To find the dissociation constant (Ka) of methanoic acid from the given information, we can follow these steps: ### Step 1: Write the dissociation reaction of methanoic acid. The dissociation of methanoic acid (HCOOH) in water can be represented as: \[ \text{HCOOH} \rightleftharpoons \text{H}^+ + \text{HCOO}^- \] ### Step 2: Set up the initial concentrations. Given that the initial concentration of methanoic acid (C) is 0.20 M, we can set up the initial concentrations as follows: - \([ \text{HCOOH} ] = C = 0.20 \, \text{M}\) - \([ \text{H}^+ ] = 0\) - \([ \text{HCOO}^- ] = 0\) ### Step 3: Define the degree of ionization (α). The degree of ionization (α) is given as 0.032. This means that 3.2% of the methanoic acid has dissociated. ### Step 4: Calculate the equilibrium concentrations.

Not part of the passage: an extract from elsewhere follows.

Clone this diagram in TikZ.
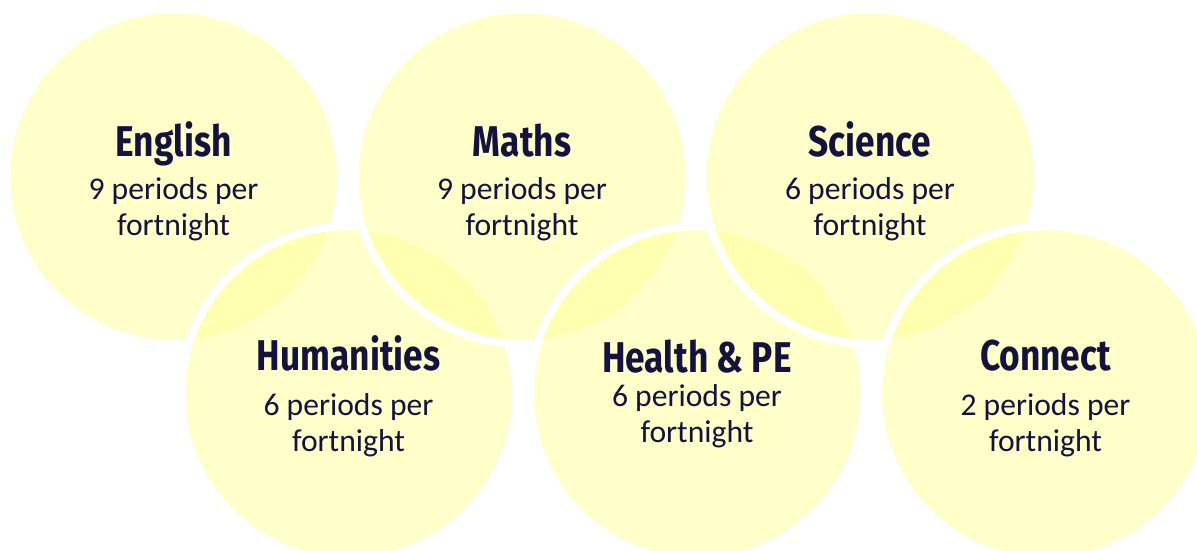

At equilibrium, the concentrations will be: - \([ \text{HCOOH} ] = C(1 - \alpha) = 0.20(1 - 0.032) = 0.20 \times 0.968 = 0.1936 \, \text{M}\) - \([ \text{H}^+ ] = C\alpha = 0.20 \times 0.032 = 0.0064 \, \text{M}\) - \([ \text{HCOO}^- ] = C\alpha = 0.20 \times 0.032 = 0.0064 \, \text{M}\) ### Step 5: Write the expression for the dissociation constant (Ka). The dissociation constant (Ka) for the reaction is given by: \[ K_a = \frac{[ \text{H}^+ ][ \text{HCOO}^- ]}{[ \text{HCOOH} ]} \] ### Step 6: Substitute the equilibrium concentrations into the Ka expression. Substituting the equilibrium concentrations into the Ka expression: \[ K_a = \frac{(0.0064)(0.0064)}{0.1936} \] ### Step 7: Calculate Ka. Calculating the value: \[ K_a = \frac{0.00004096}{0.1936} \approx 0.000211 \] \[ K_a \approx 2.11 \times 10^{-4} \] ### Final Answer: The dissociation constant (Ka) of methanoic acid is approximately \( 2.1 \times 10^{-4} \). ---